Australian research finds first direct evidence of pulsar transformation

An international team of astronomers using CSIRO radio telescopes and other ground and space-based instruments has caught a small star called a pulsar undergoing a radical transformation, described on Thursday in the journal Nature, a latest research statement form Australia's national science agency CSIRO showed.

The progress is being played out 18,000 light-years away, in a small cluster of stars (M28) in the constellation of Sagittarius.

According to the statement, this is the first time scientists see both X-rays and extremely fast radio pulses from the one pulsar. "This is the first direct evidence of a pulsar changing from one kind of object into another -- like a caterpillar turning into a butterfly," said Dr. Simon Johnston, Head of Astrophysics at CSIRO's Astronomy and Space Science division.

The pulsar (called PSR J1824-2452I) has a tiny companion star, with about a fifth the mass of the Sun. Although small, the companion is fierce, pounding the pulsar with streams of matter.

Normally the pulsar shields itself from this onslaught, its magnetic field deflecting the matter stream into space. But sometimes the stream swells to a flood, overwhelming the pulsar's protective 'force field.' When the stream hits the pulsar's surface its energy is released as blasts of X-rays.

Eventually the torrent slackens. Once again the pulsar's magnetic field re-asserts itself and fends off the companion's attacks.

"We've been fortunate enough to see all stages of this process, with a range of ground and space telescopes. We've been looking for such evidence for more than a decade," said Dr. Alessandro Papitto, the Nature paper's lead author and an astronomer of the Institute of Space Studies of Barcelona.

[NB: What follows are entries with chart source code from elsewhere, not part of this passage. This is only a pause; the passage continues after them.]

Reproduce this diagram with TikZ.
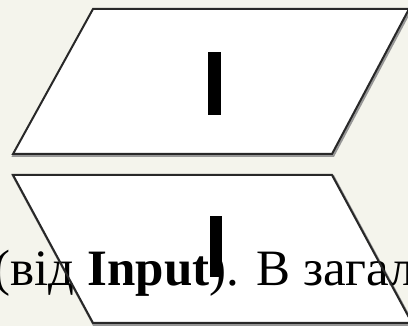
\documentclass[tikz,border=0pt]{standalone}
\usepackage{fontspec}
\setmainfont{Liberation Serif}
\definecolor{bgc}{RGB}{244,244,236}
\definecolor{edgec}{RGB}{40,40,40}
\definecolor{shadowc}{RGB}{150,150,150}
\begin{document}
\begin{tikzpicture}[x=1pt,y=-1pt,
  shadowline/.style={draw=shadowc,line width=3pt,line join=miter},
  edgeline/.style={draw=edgec,line width=2pt,line join=miter},
  barbox/.style={fill=black,draw=none},
  txt/.style={font=\fontsize{51}{53}\selectfont,inner sep=0pt,anchor=base west}]
\useasboundingbox (0,0) rectangle (408,326);
\clip (0,0) rectangle (408,326);
\fill[bgc] (0,0) rectangle (408,326);
% corners
\coordinate (a1) at (93,9);   \coordinate (a2) at (409,9);
\coordinate (a3) at (332,154); \coordinate (a4) at (13,154);
\coordinate (b1) at (13,175); \coordinate (b2) at (332,175);
\coordinate (b3) at (412,323); \coordinate (b4) at (93,323);
% shadows
\draw[shadowline] ([shift={(1,1.5)}]a1) -- ([shift={(1,1.5)}]a2) -- ([shift={(1,1.5)}]a3) -- ([shift={(1,1.5)}]a4) -- cycle;
\draw[shadowline] ([shift={(1,1.5)}]b1) -- ([shift={(1,1.5)}]b2) -- ([shift={(1,1.5)}]b3) -- ([shift={(1,1.5)}]b4) -- cycle;
% fills
\fill[white] (a1) -- (a2) -- (a3) -- (a4) -- cycle;
\fill[white] (b1) -- (b2) -- (b3) -- (b4) -- cycle;
% bars
\fill[barbox] (208,52) rectangle (221,115);
\coordinate (topbar) at (214.5,83.5);
\fill[barbox] (210,216) rectangle (222,277);
\coordinate (botbar) at (216,246.5);
% text
\node[txt] (t) at (-6.5,286) {(від \textbf{Input}). В загал};
% outlines
\draw[edgeline] (a1) -- (a2) -- (a3) -- (a4) -- cycle;
\draw[edgeline] (b1) -- (b2) -- (b3) -- (b4) -- cycle;
\end{tikzpicture}
\end{document}
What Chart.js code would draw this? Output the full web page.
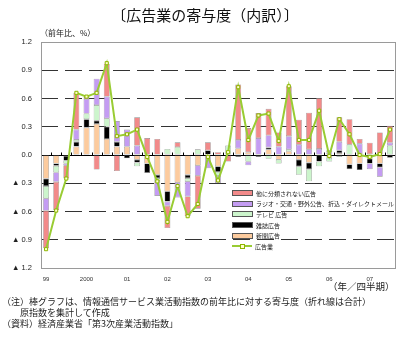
<!DOCTYPE html>
<html lang="ja">
<head>
<meta charset="utf-8">
<script src="https://cdn.jsdelivr.net/npm/chart.js@4.4.1/dist/chart.umd.min.js"></script>
<style>
  html, body { margin: 0; padding: 0; background: #fff; }
  #wrap { position: relative; width: 400px; height: 345px; overflow: hidden; font-family: "Noto Sans CJK JP", sans-serif; color: #222; }
  #c { position: absolute; left: 0; top: 0; }
  .txt { position: absolute; white-space: nowrap; line-height: 1; }
  #title { left: 0; width: 410px; text-align: center; top: 7px; font-size: 15px; color: #111; }
  #unit { left: 40px; top: 29px; font-size: 8px; }
  #xunit { left: 328px; top: 282px; font-size: 9.5px; }
  #n1 { left: 2px; top: 297px; font-size: 9px; }
  #n2 { left: 20px; top: 308px; font-size: 9px; }
  #n3 { left: 2px; top: 319px; font-size: 9px; }
  #legend { position: absolute; left: 232px; top: 188px; font-size: 6px; }
  .li { height: 10.6px; display: flex; align-items: center; }
  .bx { width: 19px; height: 4px; border: 0.6px solid #555; margin-right: 3px; flex: none; }
  .ln { width: 20px; height: 6px; margin-right: 3px; position: relative; flex: none; }
  .ln:before { content: ""; position: absolute; left: 0; right: 0; top: 2px; height: 2px; background: #99CC33; }
  .ln:after { content: ""; position: absolute; left: 8px; top: 1px; width: 3px; height: 3px; border: 1px solid #8DB600; background: #FFFFCC; }
</style>
</head>
<body>
<div id="wrap">
  <canvas id="c" width="400" height="345"></canvas>
  <div class="txt" id="title">〔広告業の寄与度（内訳）〕</div>
  <div class="txt" id="unit">（前年比、%）</div>
  <div class="txt" id="xunit">（年／四半期）</div>
  <div class="txt" id="n1">（注）棒グラフは、情報通信サービス業活動指数の前年比に対する寄与度（折れ線は合計）</div>
  <div class="txt" id="n2">原指数を集計して作成</div>
  <div class="txt" id="n3">（資料）経済産業省「第3次産業活動指数」</div>
  <div id="legend"></div>
</div>
<script>
// ---- data ----
const categories = [
  '1999Q1','1999Q2','1999Q3','1999Q4',
  '2000Q1','2000Q2','2000Q3','2000Q4',
  '2001Q1','2001Q2','2001Q3','2001Q4',
  '2002Q1','2002Q2','2002Q3','2002Q4',
  '2003Q1','2003Q2','2003Q3','2003Q4',
  '2004Q1','2004Q2','2004Q3','2004Q4',
  '2005Q1','2005Q2','2005Q3','2005Q4',
  '2006Q1','2006Q2','2006Q3','2006Q4',
  '2007Q1','2007Q2','2007Q3'
];
const tickLabels = [
  '99','','','',
  '2000','','','',
  '01','','','',
  '02','','','',
  '03','','','',
  '04','','','',
  '05','','','',
  '06','','','',
  '07','',''
];
const yTicks = [-1.2, -0.9, -0.6, -0.3, 0, 0.3, 0.6, 0.9, 1.2];

// 新聞広告
const shinbun = [-0.25,-0.09,-0.01,0.09, 0.29,0.33,0.17,0.09, 0.09,-0.05,-0.09,-0.21,
  -0.385,-0.29,-0.21,-0.11, 0,-0.12,0,0.07, 0.03,0,0.06,-0.05,
  0.04,-0.05,-0.08,0, -0.03,0.02,-0.10,-0.09, -0.04,-0.09,0];
// 雑誌広告
const zasshi = [-0.08,-0.025,-0.05,0.05, 0.09,0.035,0.13,0.05, -0.035,-0.03,-0.10,-0.035,
  -0.11,0,-0.035,0, 0.05,-0.06,0,-0.02, 0,-0.02,0.02,0,
  0,-0.07,-0.07,-0.07, 0,0.03,-0.05,-0.07, -0.05,-0.04,-0.03];
// テレビ広告
const tv = [-0.13,-0.07,-0.03,0.02, 0.06,0.165,0.09,0, 0,-0.04,0,-0.03,
  0.065,0.085,-0.035,0.06, 0,-0.04,0.10,0, -0.07,0,-0.04,-0.04,
  0.02,-0.09,-0.13,-0.05, -0.04,-0.02,0.11,0, 0.01,0,0.10];
// ラジオ・交通・野外公告、折込・ダイレクトメール
const radio = [-0.13,-0.10,-0.02,0.11, 0.155,0.28,0.23,0.22, 0.18,0.10,0,-0.16,
  -0.045,-0.16,-0.16,-0.11, -0.14,-0.08,0,0.09, -0.04,0.18,0.13,0.09,
  0.14,0.11,0.06,0.065, 0.03,0.09,0,0.12, -0.06,-0.10,0.03];
// 他に分類されない広告
const other = [-0.40,-0.30,-0.14,0.39, 0.02,-0.155,0.35,-0.17, 0,0.30,0.18,0.17,
  -0.235,0.05,-0.21,-0.35, 0.085,0.03,-0.07,0.59, 0.256,0.265,0.28,0.15,
  0.53,0.265,0.39,0.54, 0.02,0.26,0.27,0.05, 0.12,0.24,0.18];
// 広告業（合計）
const total = [-1.00,-0.59,-0.25,0.66, 0.62,0.66,0.975,0.20, 0.22,0.27,-0.02,-0.28,
  -0.71,-0.33,-0.65,-0.52, -0.02,-0.27,0.03,0.72, 0.16,0.42,0.44,0.15,
  0.73,0.16,0.16,0.47, -0.01,0.38,0.22,0.00, -0.02,0.01,0.27];

const COL = {
  other: '#F28A8A', radio: '#C49CF2', tv: '#CCF5CC', zasshi: '#000000', shinbun: '#FCCB9E', line: '#99CC33'
};

function barSet(label, data, color) {
  return {
    type: 'bar', label, data, backgroundColor: color,
    borderColor: '#8a8a8a', borderWidth: 0.6, borderSkipped: false,
    barPercentage: 0.58, categoryPercentage: 1, stack: 'bars', order: 1
  };
}

const datasets = [
  barSet('新聞広告', shinbun, COL.shinbun),
  barSet('雑誌広告', zasshi, COL.zasshi),
  barSet('テレビ 広告', tv, COL.tv),
  barSet('ラジオ・交通・野外公告、折込・ダイレクトメール', radio, COL.radio),
  barSet('他に分類されない広告', other, COL.other),
  {
    type: 'line', label: '広告業', data: total, stack: 'line', order: 0,
    borderColor: COL.line, borderWidth: 2, tension: 0,
    pointStyle: 'rect', pointRadius: 2.2, pointBorderWidth: 1,
    pointBackgroundColor: '#FFFFCC', pointBorderColor: '#8DB600'
  }
];

const framePlugin = {
  id: 'frame',
  beforeDatasetsDraw(chart) {
    const {ctx, chartArea: a, scales: {x, y}} = chart;
    const y0 = Math.round(y.getPixelForValue(0)) + 0.5;
    ctx.save();
    ctx.strokeStyle = '#000';
    ctx.lineWidth = 1;
    ctx.setLineDash([]);
    ctx.beginPath();
    ctx.moveTo(a.left, y0); ctx.lineTo(a.right, y0);
    for (let i = 1; i < categories.length; i++) {
      const px = Math.round((x.getPixelForValue(i - 1) + x.getPixelForValue(i)) / 2) + 0.5;
      ctx.moveTo(px, y0); ctx.lineTo(px, y0 - 3);
    }
    ctx.stroke();
    ctx.restore();
  },
  afterDraw(chart) {
    const {ctx, chartArea: a} = chart;
    ctx.save();
    ctx.strokeStyle = '#9a9a9a';
    ctx.lineWidth = 1;
    ctx.strokeRect(Math.round(a.left) + 0.5, Math.round(a.top) + 0.5,
      Math.round(a.right - a.left), Math.round(a.bottom - a.top));
    ctx.restore();
  }
};

const chart = new Chart(document.getElementById('c'), {
  data: { labels: categories, datasets },
  options: {
    responsive: false, animation: false, devicePixelRatio: 1,
    layout: { padding: { left: 0, top: 42, right: 4, bottom: 57 } },
    plugins: { legend: { display: false }, tooltip: { enabled: false }, title: { display: false } },
    scales: {
      x: {
        stacked: true, offset: true,
        grid: { display: false, drawTicks: false },
        border: { display: false },
        ticks: {
          autoSkip: false, maxRotation: 0, minRotation: 0, padding: 8,
          color: '#333', font: { family: 'Liberation Sans', size: 6 },
          callback: (v, i) => tickLabels[i]
        },
        afterFit: (s) => { s.height = 20; }
      },
      y: {
        stacked: true, min: -1.2, max: 1.2,
        afterBuildTicks: (s) => { s.ticks = yTicks.map(v => ({ value: v })); },
        grid: {
          drawTicks: false, lineWidth: 1,
          color: (c) => (c.tick && Math.abs(Math.abs(c.tick.value) - 1.2) < 1e-6) ? 'rgba(0,0,0,0)' : '#333'
        },
        border: { display: false, dash: [17, 7] },
        ticks: {
          padding: 9, color: '#222',
          font: { family: "'Liberation Sans', 'DejaVu Sans', sans-serif", size: 7.5 },
          callback: (v) => v < 0 ? '▲ ' + Math.abs(v).toFixed(1) : Number(v).toFixed(1)
        },
        afterFit: (s) => { s.width = 41; }
      }
    }
  },
  plugins: [framePlugin]
});

const legendOrder = [4, 3, 2, 1, 0, 5];
const lg = document.getElementById('legend');
legendOrder.forEach(i => {
  const ds = chart.data.datasets[i];
  const row = document.createElement('div');
  row.className = 'li';
  const sw = document.createElement('span');
  if (ds.type === 'line') {
    sw.className = 'ln';
  } else {
    sw.className = 'bx';
    sw.style.background = ds.backgroundColor;
  }
  const t = document.createElement('span');
  t.textContent = ds.label;
  row.appendChild(sw); row.appendChild(t);
  lg.appendChild(row);
});
</script>
</body>
</html>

The pulsar and its companion form what is called a 'low-mass X- ray binary' system. In such a system, the matter transferred from the companion lights up the pulsar in X-rays and makes it spin faster and faster, until it becomes a 'millisecond pulsar' that spins at hundreds of times a second and emits radio waves. The process takes about a billion years, astronomers think.

In its current state the pulsar is exhibiting behavior typical of both kinds of systems: millisecond X-ray pulses when the companion is flooding the pulsar with matter, and radio pulses when it is not.

"It's like a teenager who switches between acting like a child and acting like an adult," said John Sarkissian, who observed the system with CSIRO's Parkes radio telescope. "Interestingly, the pulsar swings back and forth between its two states in just a matter of weeks."